Quando, nel 1896, i fratelli Lumiére proiettarono il loro breve cortometraggio L’arrivo di un treno alla stazione di La Ciotat, in meno di un minuto di pellicola disvelarono tutte le possibilità di sviluppo del mezzo filmico. L’impressione di realtà fu tale che gli spettatori si abbandonarono a manifestazioni di panico e di meraviglia. La concatenazione delle azioni e la tacita e lapidaria narrazione degli occasionali personaggi fecero intuire le enormi possibilità della sceneggiatura. L’angolazione dell’inquadratura forniva una prospettiva profonda e soggettiva al filmato. In più, il mostro d’acciaio, il treno; un film nel film, nel suo eterno flusso, nei suoi finestrini che paiono fotogrammi cristallizzati, nel suo intreccio continuo di storie, di vite vissute. Il treno, una matrice per il cinema, ma in grado di offrire anche un punto di vista opposto: la stasi nel movimento al posto del movimento nella stasi. Insomma, il cinema, nel momento stesso del suo battesimo, aveva trovato il suo alter-ego o, come avrebbe potuto dire Artaud, il suo doppio.

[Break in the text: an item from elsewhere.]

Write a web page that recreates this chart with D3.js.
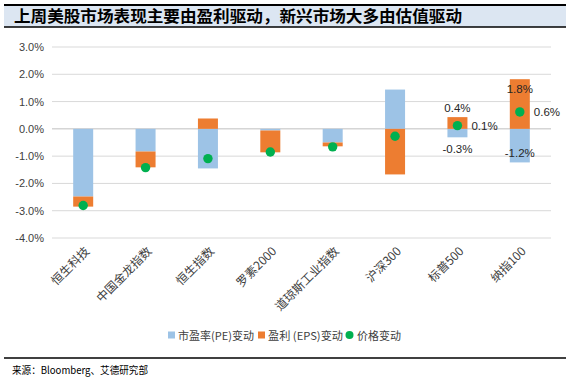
<!DOCTYPE html>
<html><head><meta charset="utf-8">
<script src="https://cdn.jsdelivr.net/npm/d3@7"></script>
<style>body{margin:0;background:#fff}svg{display:block}</style>
</head><body>
<svg id="chart" width="571" height="382"></svg>
<script>
const categories = ["恒生科技","中国金龙指数","恒生指数","罗素2000","道琼斯工业指数","沪深300","标普500","纳指100"];
const peChange  = [-2.48,-0.83,-1.45,-0.06,-0.50, 1.44,-0.31,-1.23];
const epsChange = [-0.37,-0.58, 0.38,-0.80,-0.14,-1.67, 0.43, 1.82];
const priceChange = [-2.81,-1.42,-1.09,-0.85,-0.66,-0.27, 0.12, 0.62];
const labeledCategories = ["标普500","纳指100"];
const yTicks = [3,2,1,0,-1,-2,-3,-4];
const seriesNames = ["市盈率(PE)变动","盈利 (EPS)变动","价格变动"];
const title = "上周美股市场表现主要由盈利驱动，新兴市场大多由估值驱动";
const source = "来源：Bloomberg、艾德研究部";

const colors = {pe:"#9dc3e6", eps:"#ed7d31", price:"#00b050"};
const svg = d3.select("#chart");
const font = "'Noto Sans CJK SC','Microsoft YaHei',sans-serif";

// title bar
svg.append("rect").attr("x",4).attr("y",5).attr("width",562).attr("height",22).attr("fill","#dce6f2");
svg.append("line").attr("x1",4).attr("x2",566).attr("y1",5).attr("y2",5).attr("stroke","#000").attr("stroke-width",2);
svg.append("line").attr("x1",4).attr("x2",566).attr("y1",27).attr("y2",27).attr("stroke","#000").attr("stroke-width",1.5);
svg.append("text").attr("x",14).attr("y",22).text(title)
  .attr("font-family","'Noto Sans CJK SC',serif").attr("font-weight","bold").attr("font-size",16).attr("fill","#000")
  .attr("textLength",448).attr("lengthAdjust","spacingAndGlyphs");

const x = d3.scaleBand().domain(categories).range([52,551]);
const y = d3.scaleLinear().domain([-4,3]).range([238,47]);
const bw = 20;

// grid
svg.append("g").selectAll("line").data(yTicks).join("line")
  .attr("x1",52).attr("x2",551).attr("y1",d=>y(d)).attr("y2",d=>y(d))
  .attr("stroke",d=>d===0?"#bfbfbf":"#d9d9d9").attr("stroke-width",1);

// y axis labels
const yAxis = d3.axisLeft(y).tickValues(yTicks).tickFormat(d=>d.toFixed(1)+"%").tickSize(0).tickPadding(8);
const ga = svg.append("g").attr("transform","translate(52,0)").call(yAxis);
ga.select(".domain").remove();
ga.selectAll("text").attr("font-family","'Liberation Sans',Arial,sans-serif").attr("font-size",11).attr("fill","#404040").attr("x",-8);

// stacked segments (positive and negative stacked separately)
const segs = [];
categories.forEach((c,i)=>{
  let pos=0, neg=0;
  [["pe",peChange[i]],["eps",epsChange[i]]].forEach(([k,v])=>{
    let y0,y1;
    if(v>=0){y0=pos;y1=pos+v;pos=y1;} else {y0=neg;y1=neg+v;neg=y1;}
    segs.push({c,k,v,y0,y1});
  });
});
svg.append("g").selectAll("rect").data(segs).join("rect")
  .attr("x",d=>x(d.c)+x.bandwidth()/2-bw/2).attr("width",bw)
  .attr("y",d=>y(Math.max(d.y0,d.y1))).attr("height",d=>Math.abs(y(d.y0)-y(d.y1)))
  .attr("fill",d=>colors[d.k]);

// dots
svg.append("g").selectAll("circle").data(categories).join("circle")
  .attr("cx",d=>x(d)+x.bandwidth()/2).attr("cy",(d,i)=>y(priceChange[i])).attr("r",4.7).attr("fill",colors.price);

// data labels
const lab = svg.append("g").attr("font-family","'Liberation Sans',Arial,sans-serif").attr("font-size",11.5).attr("fill","#262626");
segs.filter(d=>labeledCategories.includes(d.c)).forEach(d=>{
  const cx = x(d.c)+x.bandwidth()/2;
  const top = y(Math.max(d.y0,d.y1)), bot = y(Math.min(d.y0,d.y1));
  const h = bot-top;
  let ty;
  if(d.v>=0) ty = h>25 ? top+14 : top-5;
  else ty = h>25 ? bot-5 : bot+16;
  lab.append("text").attr("x",cx).attr("y",ty).attr("text-anchor","middle").text(d.v.toFixed(1)+"%");
});
categories.forEach((c,i)=>{
  if(!labeledCategories.includes(c)) return;
  lab.append("text").attr("x",x(c)+x.bandwidth()/2+14).attr("y",y(priceChange[i])+4).text(priceChange[i].toFixed(1)+"%");
});

// x labels
svg.append("g").selectAll("text").data(categories).join("text")
  .attr("transform",d=>`translate(${x(d)+x.bandwidth()/2+4},249) rotate(-45)`)
  .attr("text-anchor","end").attr("dy","0.35em")
  .attr("font-family",font).attr("font-size",12).attr("fill","#404040").text(d=>d);

// legend
const lg = svg.append("g").attr("font-family",font).attr("font-size",11).attr("fill","#404040");
lg.append("rect").attr("x",168).attr("y",331.5).attr("width",7).attr("height",7).attr("fill",colors.pe);
lg.append("text").attr("x",178).attr("y",339.5).text(seriesNames[0]).attr("textLength",76).attr("lengthAdjust","spacingAndGlyphs");
lg.append("rect").attr("x",258).attr("y",331.5).attr("width",7).attr("height",7).attr("fill",colors.eps);
lg.append("text").attr("x",268).attr("y",339.5).text(seriesNames[1]).attr("textLength",75).attr("lengthAdjust","spacingAndGlyphs");
lg.append("circle").attr("cx",349.5).attr("cy",335).attr("r",4).attr("fill",colors.price);
lg.append("text").attr("x",357).attr("y",339.5).text(seriesNames[2]).attr("textLength",44).attr("lengthAdjust","spacingAndGlyphs");

// footer
svg.append("line").attr("x1",4).attr("x2",566).attr("y1",358).attr("y2",358).attr("stroke","#000").attr("stroke-width",1.5);
svg.append("text").attr("x",12).attr("y",374).text(source).attr("font-family","'Noto Sans CJK SC',monospace").attr("font-size",10.5).attr("fill","#000")
  .attr("textLength",136).attr("lengthAdjust","spacingAndGlyphs");
</script>
</body></html>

Da quel momento, il cinema iniziò a sviluppare un rapporto ossessivo col treno, fatto di innumerevoli titoli, dei quali, per ragioni di tempo e di competenza, evito di farne una cernita accurata, per quanto sintetica. La locomotiva, col suo traino di vagoni, divenne veicolo di salvezza e di morte; ambasciatore della civiltà e cavaliere dell’apocalisse; luogo di delitto e di incontri destinati a cambiare la vita; simbolo della volontà di potenza e capro espiatorio da sacrificare attraverso una deflagrazione catartica. Ma, soprattutto, divenne luogo deputato alla sospensione, alla metanarrazione, al rispecchiamento, alla coincidentia oppositorum; in breve, a far esplodere il film nella galassia di rimandi di cui era ed è potenzialmente portatore.
Questo complesso rapporto, al contempo osmotico e conflittuale, era stato anticipato in due romanzi scritti alcuni anni prima delle prime dimostrazioni dei Fratelli Lumiere. Si tratta di due opere che rappresentano gli esiti più maturi delle due principali tradizioni nazionali del romanzo ottocentesco, la russa e la francese. La prima è il romanzo breve di Tolstoj Sonata a Kreutzer del 1889, nel quale il treno si fa veicolo di confessione e remissione della colpa, anticipando il rispecchiamento della coscienza tipico del cinema. L’altra opera è il corposo romanzo La bestia umana di Zola del 1890, nel quale il treno diviene crocevia e strumento di passioni, tradimenti, delitti, vendette e abusi. Forse per il loro essere già film di per sè, queste due opere letterarie non hanno suscitato l’interesse di grandi cineasti. La bestia umana, per la verità, venne trasposta nel 1938 da Jean Renoir nel suo L’angelo del male, a sua volta fonte d’ispirazione per Human desire di Fritz Lang del 1954; la Sonata a Kreutzer ha avuto diversi tentativi di trasposizione, nessuno dei quali memorabile.